Oh, my. After spending about eight hours over the last two days procuring boxes, tape, bubble wrap, etc to ship out all of the games that were picked up in the JVMF auction, I am *finally* at the point where I've gotten shipping quotes from UPS and USPS. Surprisingly, UPS cost slightly more and took slightly longer for all domestic packages, and was astronomical for international. At one point I just stopped trying to enter the data into the incredibly fussy web page for international destinations.
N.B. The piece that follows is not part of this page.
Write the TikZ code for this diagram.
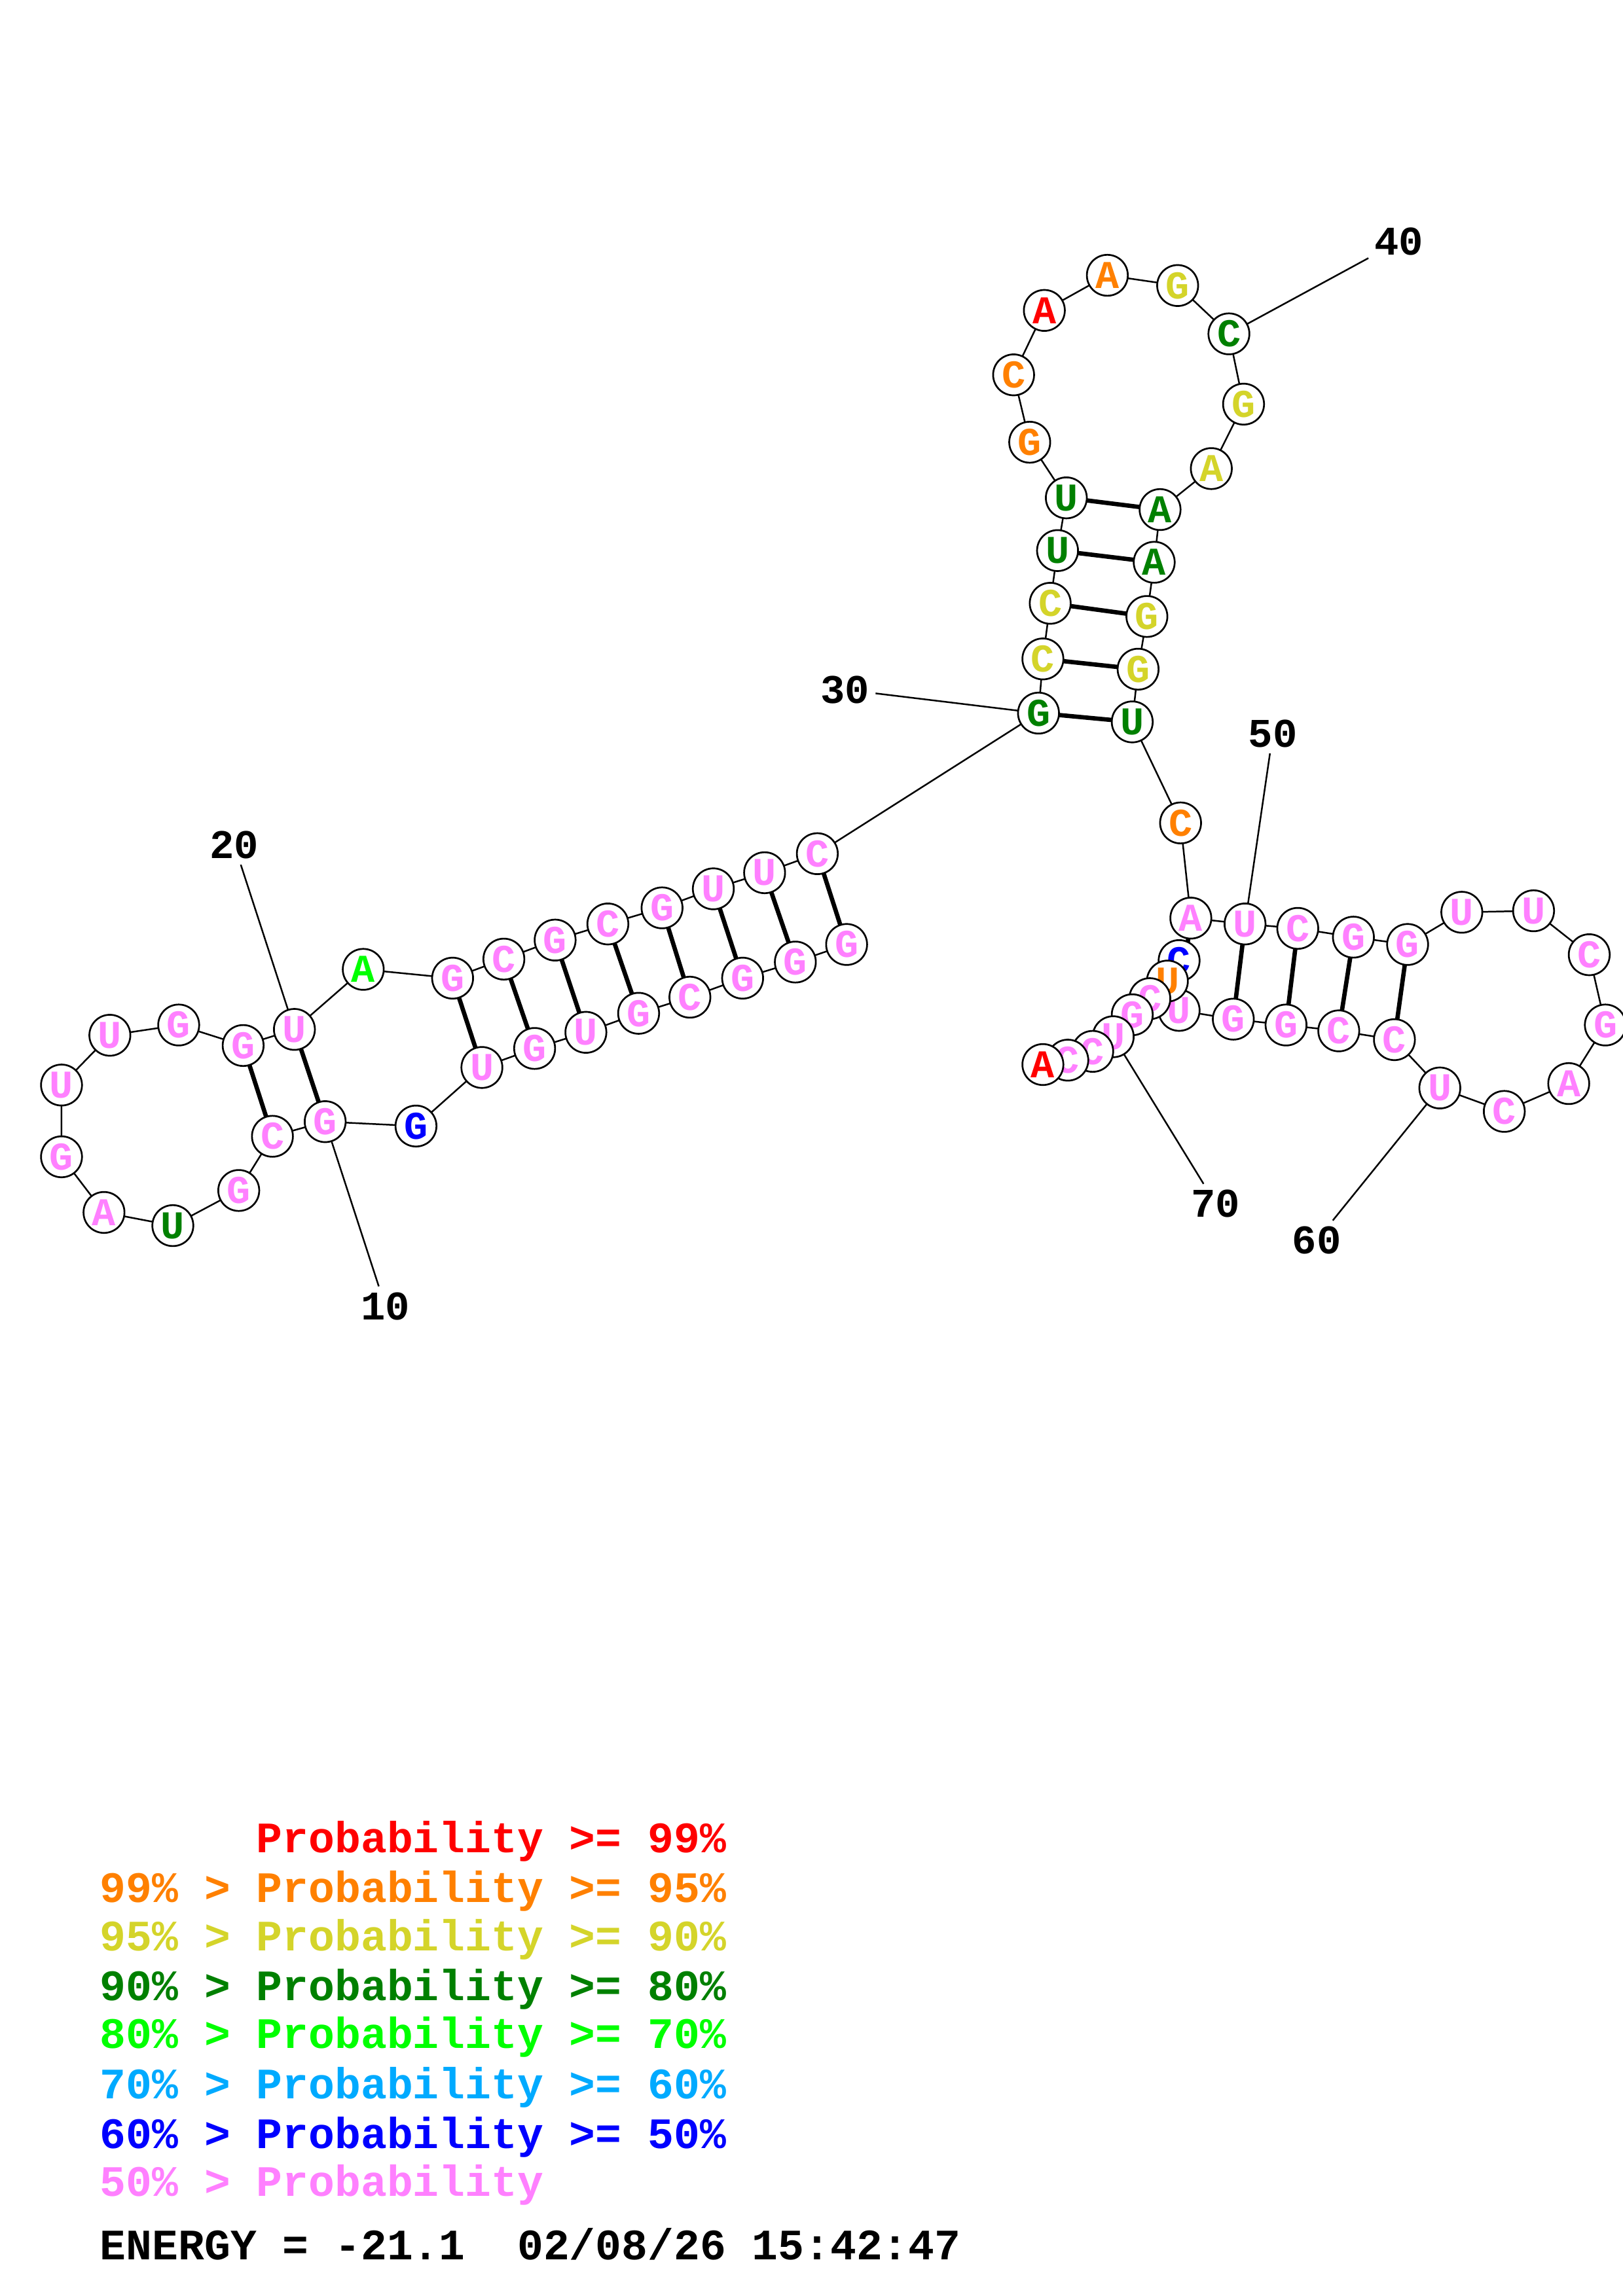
\documentclass[tikz,border=0pt]{standalone}
\usepackage{fontspec}
\usepackage{tikz}
\newfontfamily\courbd{Liberation Mono}[WordSpace={1,0,0}]
\definecolor{c99}{RGB}{255,0,0}
\definecolor{c95}{RGB}{255,128,0}
\definecolor{c90}{RGB}{212,212,42}
\definecolor{c80}{RGB}{0,128,0}
\definecolor{c70}{RGB}{0,255,0}
\definecolor{c60}{RGB}{0,170,255}
\definecolor{c50}{RGB}{0,0,255}
\definecolor{c00}{RGB}{255,128,255}
\pgfdeclarelayer{background}
\pgfsetlayers{background,main}

\begin{document}
\begin{tikzpicture}[x=0.018953cm,y=-0.018953cm,
  base/.style={circle,draw,line width=0.65pt,fill=white,minimum size=0.53cm,inner sep=0pt,
    font=\courbd\bfseries\fontsize{14.5}{14.5}\selectfont},
  p99/.style={base,text=c99},
  p95/.style={base,text=c95},
  p90/.style={base,text=c90},
  p80/.style={base,text=c80},
  p70/.style={base,text=c70},
  p50/.style={base,text=c50},
  p00/.style={base,text=c00},
  bb/.style={line width=0.6pt},
  bp/.style={line width=1.6pt},
  num/.style={inner sep=2pt,font=\courbd\bfseries\fontsize{15}{15}\selectfont},
  leg/.style={anchor=base west,inner sep=0pt,font=\courbd\bfseries\fontsize{16}{16}\selectfont}]
\useasboundingbox (0,0) rectangle (1108,1568);

% left stem and loop
\node[p00] (n1) at (578,645) {G};
\node[p00] (n2) at (543,657) {G};
\node[p00] (n3) at (507,668) {G};
\node[p00] (n4) at (471,681) {C};
\node[p00] (n5) at (436,692) {G};
\node[p00] (n6) at (400,705) {U};
\node[p00] (n7) at (365,716) {G};
\node[p00] (n8) at (329,729) {U};
\node[p50] (n9) at (284,769) {G};
\node[p00] (n10) at (222,766) {G};
\node[p00] (n11) at (186,776) {C};
\node[p00] (n12) at (163,813) {G};
\node[p80] (n13) at (118,837) {U};
\node[p00] (n14) at (71,828) {A};
\node[p00] (n15) at (42,790) {G};
\node[p00] (n16) at (42,741) {U};
\node[p00] (n17) at (75,707) {U};
\node[p00] (n18) at (122,700) {G};
\node[p00] (n19) at (166,714) {G};
\node[p00] (n20) at (201,703) {U};
\node[p70] (n21) at (248,662) {A};
\node[p00] (n22) at (309,668) {G};
\node[p00] (n23) at (344,655) {C};
\node[p00] (n24) at (379,642) {G};
\node[p00] (n25) at (415,631) {C};
\node[p00] (n26) at (452,620) {G};
\node[p00] (n27) at (487,607) {U};
\node[p00] (n28) at (522,596) {U};
\node[p00] (n29) at (558,583) {C};

% top hairpin
\node[p80] (n30) at (709,487) {G};
\node[p90] (n31) at (712,450) {C};
\node[p90] (n32) at (717,412) {C};
\node[p80] (n33) at (722,376) {U};
\node[p80] (n34) at (728,340) {U};
\node[p95] (n35) at (703,302) {G};
\node[p95] (n36) at (692,256) {C};
\node[p99] (n37) at (713,212) {A};
\node[p95] (n38) at (756,188) {A};
\node[p90] (n39) at (804,195) {G};
\node[p80] (n40) at (839,228) {C};
\node[p90] (n41) at (849,276) {G};
\node[p90] (n42) at (827,320) {A};
\node[p80] (n43) at (792,348) {A};
\node[p80] (n44) at (788,384) {A};
\node[p90] (n45) at (783,421) {G};
\node[p90] (n46) at (777,457) {G};
\node[p80] (n47) at (773,493) {U};
\node[p95] (n48) at (806,562) {C};

% right hairpin and tail
\node[p00] (n49) at (813,627) {A};
\node[p00] (n50) at (850,631) {U};
\node[p00] (n51) at (886,634) {C};
\node[p00] (n52) at (924,640) {G};
\node[p00] (n53) at (961,645) {G};
\node[p00] (n54) at (998,623) {U};
\node[p00] (n55) at (1047,622) {U};
\node[p00] (n56) at (1085,652) {C};
\node[p00] (n57) at (1096,700) {G};
\node[p00] (n58) at (1071,740) {A};
\node[p00] (n59) at (1027,759) {C};
\node[p00] (n60) at (983,743) {U};
\node[p00] (n61) at (952,710) {C};
\node[p00] (n62) at (914,704) {C};
\node[p00] (n63) at (878,700) {G};
\node[p00] (n64) at (842,696) {G};
\node[p00] (n65) at (805,690) {U};
\node[p50] (n66) at (805,656) {C};
\node[p95] (n67) at (797,670) {U};
\node[p00] (n68) at (785,682) {C};
\node[p00] (n69) at (773,693) {G};
\node[p00] (n70) at (760,708) {U};
\node[p00] (n71) at (746,718) {C};
\node[p00] (n72) at (729,724) {C};
\node[p99] (n73) at (712,727) {A};

% numbers
\node[num] (t10) at (263,892) {10};
\node[num] (t20) at (160,577) {20};
\node[num] (t30) at (577,471) {30};
\node[num] (t40) at (955,165) {40};
\node[num] (t50) at (869,501) {50};
\node[num] (t60) at (899,847) {60};
\node[num] (t70) at (830,822) {70};

\begin{pgfonlayer}{background}
% backbone
\draw[bb] (n1.center) -- (n2.center) -- (n3.center) -- (n4.center) -- (n5.center)
  -- (n6.center) -- (n7.center) -- (n8.center) -- (n9.center) -- (n10.center)
  -- (n11.center) -- (n12.center) -- (n13.center) -- (n14.center) -- (n15.center)
  -- (n16.center) -- (n17.center) -- (n18.center) -- (n19.center) -- (n20.center)
  -- (n21.center) -- (n22.center) -- (n23.center) -- (n24.center) -- (n25.center)
  -- (n26.center) -- (n27.center) -- (n28.center) -- (n29.center) -- (n30.center)
  -- (n31.center) -- (n32.center) -- (n33.center) -- (n34.center) -- (n35.center)
  -- (n36.center) -- (n37.center) -- (n38.center) -- (n39.center) -- (n40.center)
  -- (n41.center) -- (n42.center) -- (n43.center) -- (n44.center) -- (n45.center)
  -- (n46.center) -- (n47.center) -- (n48.center) -- (n49.center) -- (n50.center)
  -- (n51.center) -- (n52.center) -- (n53.center) -- (n54.center) -- (n55.center)
  -- (n56.center) -- (n57.center) -- (n58.center) -- (n59.center) -- (n60.center)
  -- (n61.center) -- (n62.center) -- (n63.center) -- (n64.center) -- (n65.center)
  -- (n66.center) -- (n67.center) -- (n68.center) -- (n69.center) -- (n70.center)
  -- (n71.center) -- (n72.center) -- (n73.center);
% pairs
\draw[bp] (n1.center) -- (n29.center);
\draw[bp] (n2.center) -- (n28.center);
\draw[bp] (n3.center) -- (n27.center);
\draw[bp] (n4.center) -- (n26.center);
\draw[bp] (n5.center) -- (n25.center);
\draw[bp] (n6.center) -- (n24.center);
\draw[bp] (n7.center) -- (n23.center);
\draw[bp] (n8.center) -- (n22.center);
\draw[bp] (n10.center) -- (n20.center);
\draw[bp] (n11.center) -- (n19.center);
\draw[bp] (n30.center) -- (n47.center);
\draw[bp] (n31.center) -- (n46.center);
\draw[bp] (n32.center) -- (n45.center);
\draw[bp] (n33.center) -- (n44.center);
\draw[bp] (n34.center) -- (n43.center);
\draw[bp] (n49.center) -- (n65.center);
\draw[bp] (n50.center) -- (n64.center);
\draw[bp] (n51.center) -- (n63.center);
\draw[bp] (n52.center) -- (n62.center);
\draw[bp] (n53.center) -- (n61.center);
% ticks
\draw[bb] (n10.center) -- (t10);
\draw[bb] (n20.center) -- (t20);
\draw[bb] (n30.center) -- (t30);
\draw[bb] (n40.center) -- (t40);
\draw[bb] (n50.center) -- (t50);
\draw[bb] (n60.center) -- (t60);
\draw[bb] (n70.center) -- (t70);
\end{pgfonlayer}

% legend
\node[leg,text=c99] (g1) at (68,1265) {\phantom{99\% > }Probability >= 99\%};
\node[leg,text=c95] (g2) at (68,1299) {99\% > Probability >= 95\%};
\node[leg,text=c90] (g3) at (68,1332) {95\% > Probability >= 90\%};
\node[leg,text=c80] (g4) at (68,1366) {90\% > Probability >= 80\%};
\node[leg,text=c70] (g5) at (68,1399) {80\% > Probability >= 70\%};
\node[leg,text=c60] (g6) at (68,1433) {70\% > Probability >= 60\%};
\node[leg,text=c50] (g7) at (68,1467) {60\% > Probability >= 50\%};
\node[leg,text=c00] (g8) at (68,1500) {50\% > Probability};
\node[leg] (en) at (68,1543) {ENERGY = -21.1\ \ 02/08/26 15:42:47};
\end{tikzpicture}
\end{document}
I'm being very careful to pack every game so that it will stand the best chance of arrival in one piece, which for me means a) the games are all wrapped in bubblewrap, and b) that the box is full so that items won't shift around. Since some boxes are significantly larger than the games by some measure, I was worried that I'd be spending too much on packing peanuts (I'm already at nearly $100 for boxes, bubble, peanuts), and then I got this really great idea.
I have a bunch of expansions for games that I try to consolidate and so have a ton of empty boxes sitting in my closet. I have put those boxes to good use by using them to fill up the shipping packages. The smaller ones (like the small Arkham Horror expansions) are great on the sides, and the larger square ones (like for Dominion expansions) are great on the top. I think the weight is comparable to peanuts, as the boxes are empty, and won't the people getting their games be surprised to find empty game boxes! Ha ha!
I'm also learning that international shipping is a bitch. A cold, heartless, expensive as hell bitch. UPS, assuming I was doing things correctly, was asking around 4x what the USPS was, although for much quicker delivery. Even so, a 7.5 pound box of games measuring 15"x12"x10" will cost over $60 to send to Australia. I know it's a long ways away, and I know fuel is ridiculous, but... Wow. I've asked the four international recipients to go ahead and figure out how they want their packages shipped as I just haven't done this much. I'm also learning that there will be customs forms to fill out with valuations of the games. Whee. And here I was seriously considering moving to Canada in 2004 when Bush was reelected. That would have been a seriously expensive trip.
I figure I've still got about another six hours to go to get all of these games out of the door, including back and forths with the recipients, addressing the packages, but I don't have an accurate scale (I'm standing on the bathroom scale with the box and subtracting my weight, but the scale is only accurate to 0.5 lbs, assuming it's accurate in the first place), so I'll still need to stand in line and I'll probably need to make three trips. Happily, the UPS store also does USPS, and will compare prices so just in case I'm a little off I will have some choices.
Of course, all of this is for a good cause, and of course I'm happy to get the games out of the house, in addition to raising the money, but doing this many games at once is no fun and I will need to take a more proactive approach to purging in the future. This last purge was, by necessity, rather large in scale, and while I was able to get about a quarter of the games out the door without any shipping at all (and thanks to Roger M for being willing to pick them up from me directly), it's a lot of games. A *lot* of games.
So now I just stop buying them, I guess.
Har.
3 comments:
Probably too late to be helpful but in the past I've found that for domestic shipping FedEx is the cheapest if you can't use a flat rate Priority box.
I live in Canada and I trade a lot of games on Boardgamegeek, or at least I used to.
Because the great majority of people at BGG live in the USA, more often than not I find that my trade offers, no matter how generous, simply go ignored - even though the postage I have to pay, and the paperwork I have to do, is just as much.
I also find that many game sellers on BGG won't ship outside of the CONUS, so they can't be bothered to do the paperwork even when I'm paying the postage!
Got all of the boxes out this week, most of the recipients have acknowledged getting their games, so I'm a happy guy.
Brian, I did not find the paperwork onerous at all - you are basically filling out an extra address form. The shipping was expensive, though. The postage is considerable compared to the CONUS, however, and I can see people wanting to avoid paying $30-60 in a trade when there is probably someone in the US who will have the same game and do the same trade. So much for NAFTA.
I ended up using USPS for everything, and the rates were not too bad - no more than $20+ for a couple of the heavier shipments. UPS was slightly more expensive and the UPS store near me would have wanted the information all copied to their order forms and I wasn't going to do that 19 times.
Regardless, it's done. Next time I will be offering games for sale a handful at a time, no more of this 100 game purge business. I also learned that Excel spreadsheets are your friend - I could never have kept track of what was going where without one.